--- Collected material ---
----
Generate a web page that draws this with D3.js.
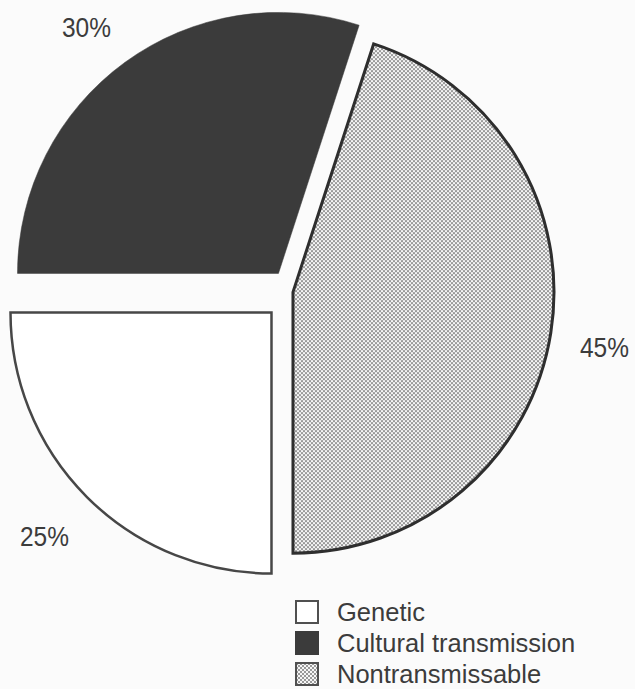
<!DOCTYPE html>
<html>
<head>
<meta charset="utf-8">
<script src="https://cdn.jsdelivr.net/npm/d3@7"></script>
<style>
  html, body { margin: 0; padding: 0; background: #fbfbfb; }
  svg { display: block; }
</style>
</head>
<body>
<svg id="chart" width="635" height="689"></svg>
<script>
// Shares of variance by source
const categories = ["Genetic", "Cultural transmission", "Nontransmissable"];
const shares = [25, 30, 45];
const shareLabels = ["25%", "30%", "45%"];

// Layout
const W = 635, H = 689;
const cx = 292, cy = 292, radius = 261;
const explode = [29, 23, 1];           // how far each wedge is pulled out along its bisector
const labelPos = [[20, 546], [62, 37], [580, 357]];

const svg = d3.select("#chart");

// stipple fill for the nontransmissable wedge
const defs = svg.append("defs");
const pat = defs.append("pattern")
  .attr("id", "stipple")
  .attr("patternUnits", "userSpaceOnUse")
  .attr("width", 4).attr("height", 4);
pat.append("rect").attr("width", 4).attr("height", 4).attr("fill", "#f6f6f6");
pat.append("rect").attr("x", 0).attr("y", 0).attr("width", 2).attr("height", 2).attr("fill", "#999999");
pat.append("rect").attr("x", 2).attr("y", 2).attr("width", 2).attr("height", 2).attr("fill", "#999999");

const styles = [
  { fill: "#ffffff", stroke: "#474747", width: 2.5 },
  { fill: "#3b3b3b", stroke: "#3b3b3b", width: 0.5 },
  { fill: "url(#stipple)", stroke: "#2e2e2e", width: 3 }
];

const pie = d3.pie().sort(null)
  .startAngle(Math.PI).endAngle(3 * Math.PI);
const arcs = pie(shares);
const arc = d3.arc().innerRadius(0).outerRadius(radius);

const g = svg.append("g").attr("transform", `translate(${cx},${cy})`);

g.selectAll("path.slice")
  .data(arcs)
  .join("path")
  .attr("class", "slice")
  .attr("d", arc)
  .attr("transform", (d, i) => {
    const a = (d.startAngle + d.endAngle) / 2;
    const dx = Math.sin(a) * explode[i];
    const dy = -Math.cos(a) * explode[i];
    return `translate(${dx},${dy})`;
  })
  .attr("fill", (d, i) => styles[i].fill)
  .attr("stroke", (d, i) => styles[i].stroke)
  .attr("stroke-width", (d, i) => styles[i].width)
  .attr("stroke-linejoin", "miter");

// percentage labels (slightly condensed face)
svg.selectAll("text.pct")
  .data(shareLabels)
  .join("text")
  .attr("class", "pct")
  .attr("x", (d, i) => labelPos[i][0])
  .attr("y", (d, i) => labelPos[i][1])
  .attr("font-family", "Liberation Sans, Arial, sans-serif")
  .attr("font-size", 28)
  .attr("textLength", 49)
  .attr("lengthAdjust", "spacingAndGlyphs")
  .attr("fill", "#3c3c3c")
  .text(d => d);

// legend
const legend = svg.append("g").attr("transform", "translate(296,601)");
const rowH = 31;
const items = legend.selectAll("g.item")
  .data(categories)
  .join("g")
  .attr("class", "item")
  .attr("transform", (d, i) => `translate(0,${i * rowH})`);

items.append("rect")
  .attr("x", 0).attr("y", 0)
  .attr("width", 22).attr("height", 22)
  .attr("fill", (d, i) => styles[i].fill)
  .attr("stroke", (d, i) => i === 1 ? "#3b3b3b" : "#505050")
  .attr("stroke-width", 2);

items.append("text")
  .attr("x", 41)
  .attr("y", 20)
  .attr("font-family", "Liberation Sans, Arial, sans-serif")
  .attr("font-size", 25.5)
  .attr("fill", "#3c3c3c")
  .text(d => d);
</script>
</body>
</html>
----
Copy each line in full and exactly, omitting any picture.

--- Result for this exercise ---
Generate a web page that draws this with D3.js.
<!DOCTYPE html>
<html>
<head>
<meta charset="utf-8">
<script src="https://cdn.jsdelivr.net/npm/d3@7"></script>
<style>
  html, body { margin: 0; padding: 0; background: #fbfbfb; }
  svg { display: block; }
</style>
</head>
<body>
<svg id="chart" width="635" height="689"></svg>
<script>
// Shares of variance by source
const categories = ["Genetic", "Cultural transmission", "Nontransmissable"];
const shares = [25, 30, 45];
const shareLabels = ["25%", "30%", "45%"];

// Layout
const W = 635, H = 689;
const cx = 292, cy = 292, radius = 261;
const explode = [29, 23, 1];           // how far each wedge is pulled out along its bisector
const labelPos = [[20, 546], [62, 37], [580, 357]];

const svg = d3.select("#chart");

// stipple fill for the nontransmissable wedge
const defs = svg.append("defs");
const pat = defs.append("pattern")
  .attr("id", "stipple")
  .attr("patternUnits", "userSpaceOnUse")
  .attr("width", 4).attr("height", 4);
pat.append("rect").attr("width", 4).attr("height", 4).attr("fill", "#f6f6f6");
pat.append("rect").attr("x", 0).attr("y", 0).attr("width", 2).attr("height", 2).attr("fill", "#999999");
pat.append("rect").attr("x", 2).attr("y", 2).attr("width", 2).attr("height", 2).attr("fill", "#999999");

const styles = [
  { fill: "#ffffff", stroke: "#474747", width: 2.5 },
  { fill: "#3b3b3b", stroke: "#3b3b3b", width: 0.5 },
  { fill: "url(#stipple)", stroke: "#2e2e2e", width: 3 }
];

const pie = d3.pie().sort(null)
  .startAngle(Math.PI).endAngle(3 * Math.PI);
const arcs = pie(shares);
const arc = d3.arc().innerRadius(0).outerRadius(radius);

const g = svg.append("g").attr("transform", `translate(${cx},${cy})`);

g.selectAll("path.slice")
  .data(arcs)
  .join("path")
  .attr("class", "slice")
  .attr("d", arc)
  .attr("transform", (d, i) => {
    const a = (d.startAngle + d.endAngle) / 2;
    const dx = Math.sin(a) * explode[i];
    const dy = -Math.cos(a) * explode[i];
    return `translate(${dx},${dy})`;
  })
  .attr("fill", (d, i) => styles[i].fill)
  .attr("stroke", (d, i) => styles[i].stroke)
  .attr("stroke-width", (d, i) => styles[i].width)
  .attr("stroke-linejoin", "miter");

// percentage labels (slightly condensed face)
svg.selectAll("text.pct")
  .data(shareLabels)
  .join("text")
  .attr("class", "pct")
  .attr("x", (d, i) => labelPos[i][0])
  .attr("y", (d, i) => labelPos[i][1])
  .attr("font-family", "Liberation Sans, Arial, sans-serif")
  .attr("font-size", 28)
  .attr("textLength", 49)
  .attr("lengthAdjust", "spacingAndGlyphs")
  .attr("fill", "#3c3c3c")
  .text(d => d);

// legend
const legend = svg.append("g").attr("transform", "translate(296,601)");
const rowH = 31;
const items = legend.selectAll("g.item")
  .data(categories)
  .join("g")
  .attr("class", "item")
  .attr("transform", (d, i) => `translate(0,${i * rowH})`);

items.append("rect")
  .attr("x", 0).attr("y", 0)
  .attr("width", 22).attr("height", 22)
  .attr("fill", (d, i) => styles[i].fill)
  .attr("stroke", (d, i) => i === 1 ? "#3b3b3b" : "#505050")
  .attr("stroke-width", 2);

items.append("text")
  .attr("x", 41)
  .attr("y", 20)
  .attr("font-family", "Liberation Sans, Arial, sans-serif")
  .attr("font-size", 25.5)
  .attr("fill", "#3c3c3c")
  .text(d => d);
</script>
</body>
</html>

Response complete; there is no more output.